Escritor

Pío Baroja y yo llevábamos sin dirigirnos la palabra desde el instituto. Pero hace apenas unos meses, cuando menos lo esperaba, lo sorprendí mirándome con sus ojos de gato triste por el rincón más escondido de mi biblioteca, y decidí que había llegado el momento de reiniciar nuestras relaciones. Admito que es un hombre malhumorado, protestón, y que le huele el aliento a tabaco de picaduras, pero a poco que lo tratas se ve que es de corazón sencillo y que está cargado de una sabiduría campechana y profunda. Su palabra es como las almendras, sabrosa y alimenticia bajo un caparazón de palisandro. Sin ir más lejos, al protagonista de su novela Mala hierba, un golfante que intenta sin mucho tino cambiar de vida, le pregunta: "¿Y qué piensas hacer?", "Pues estar a la que salga", "¿Y si no sale nada?", "Creo que algo saldrá" "¡Qué español eso! (dice Baroja). Estar a lo que salga. Siempre esperando...".
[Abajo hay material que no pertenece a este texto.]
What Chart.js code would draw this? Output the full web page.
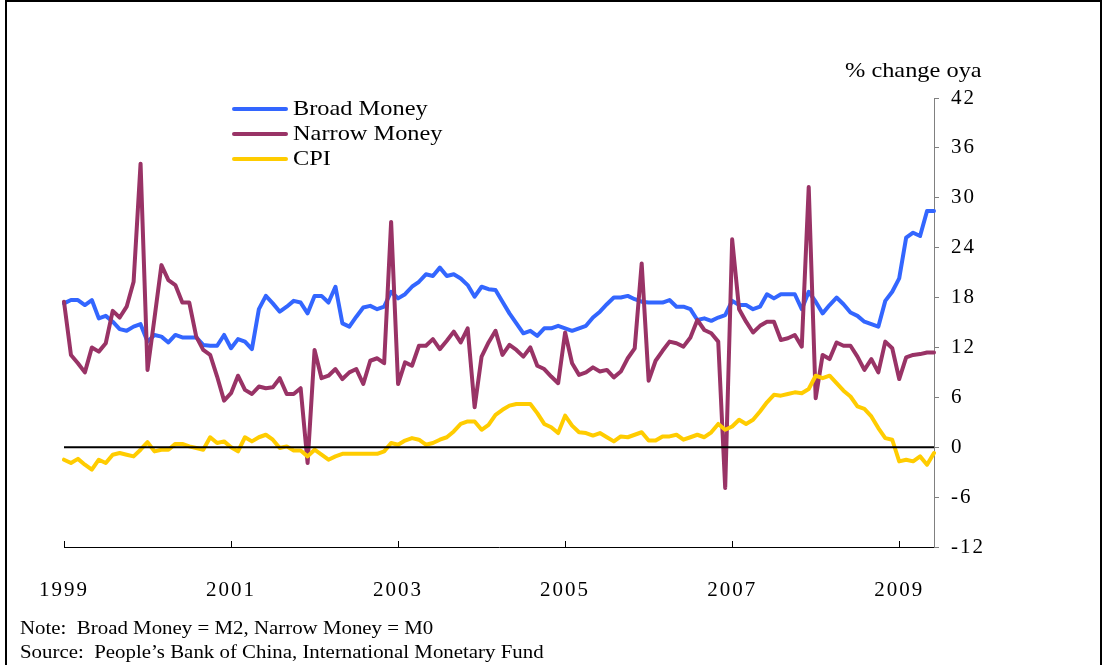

Y esta conversación se me ha quedado trastrabillada en la cabeza, dando vueltas y vueltas, fastidiosa como una canción del verano. Quizá sea que me impresionan este tipo de reflexiones porque en mi vida hay mucho de eso, de espera estéril y sin sentido, siempre al acecho de un rayo de luna becqueriano que llene de luz mi existencia, para luego irse y no ser nada.

El caso es que la dichosa lectura me ha amargado la mañana. He arrojado el libro sobre la cama y he bajado al bar de Mateo a tomar un café. Allí me encuentro con los de siempre y con lo de siempre. La tele a todo volumen y los periódicos confiscados por gente estatuizada en las páginas de deportes. Pero ya el camino de regreso es imposible y, como no tengo otra cosa que hacer, voy observando el espectáculo del mundo que pasa ante mis ojos. Tampoco éste parece buen remedio para desprenderme del hálito de pesimismo que Baroja ha dejado en mi corazón. Fíjate, me dice al oído su voz de ultratumba, Mateo el tabernero, aunque te sonríe al servirte el café, odia su trabajo con toda el alma, lleva más de veinte años en este negocio, sin vocación y sin pretensiones, sólo esperando que ocurra algo que lo libere: una quiniela, un cupón, algo... Y ese otro que deglute su tostada de aceite y ajo con ensimismamiento, es un pobre hombre que apenas si gana treinta mil duros al mes, pero que tiene todas sus esperanzas depositadas en que su hijo acabe la carrera pronto y le levante el yugo al que lo tiene ungido. Y tú mismo, chaval, mírate, vienes aquí todos los días hecho un bobo, aburrido de esperar que te surja del magín una novela, un poema, ese algo que logre alzarte como un globo de tu mediocridad de siglos...

Llegados a este punto yo voy a abrir la boca para protestar enérgicamente, pero en éstas la televisión se ha puesto escandalosa y logra que la parroquia en pleno vuelva la vista hacia ella, en un silencio imprevisto que deja al descubierto la voracidad ruidosa del comedor de tostadas. Tras la pantalla, la voz de un joven periodista informa de que los diputados socialistas Eduardo Tamayo y María José Sáez están bajo sospecha de haber recibido un soborno de más de ochocientos millones de pesetas de las mafias inmobiliarias.

Sin decir esta boca es mía, todos, absolutamente todos, declinamos los ojos hacia los fondones de las tazas de café en un silencio resignado y cómplice. Baroja sacude la cabeza y escupe con furia contra el suelo. "Como siempre, estos pillos son los únicos que logran zafarse de las garras de la espera en este país de majaderos", me dice. Y se escapa cabizbajo hacia la calle, supongo que de regreso a nuestra biblioteca. Yo salgo de inmediato a su encuentro. El hombre está mayor y con el disgusto ha dejado olvidada la boina encima de la barra.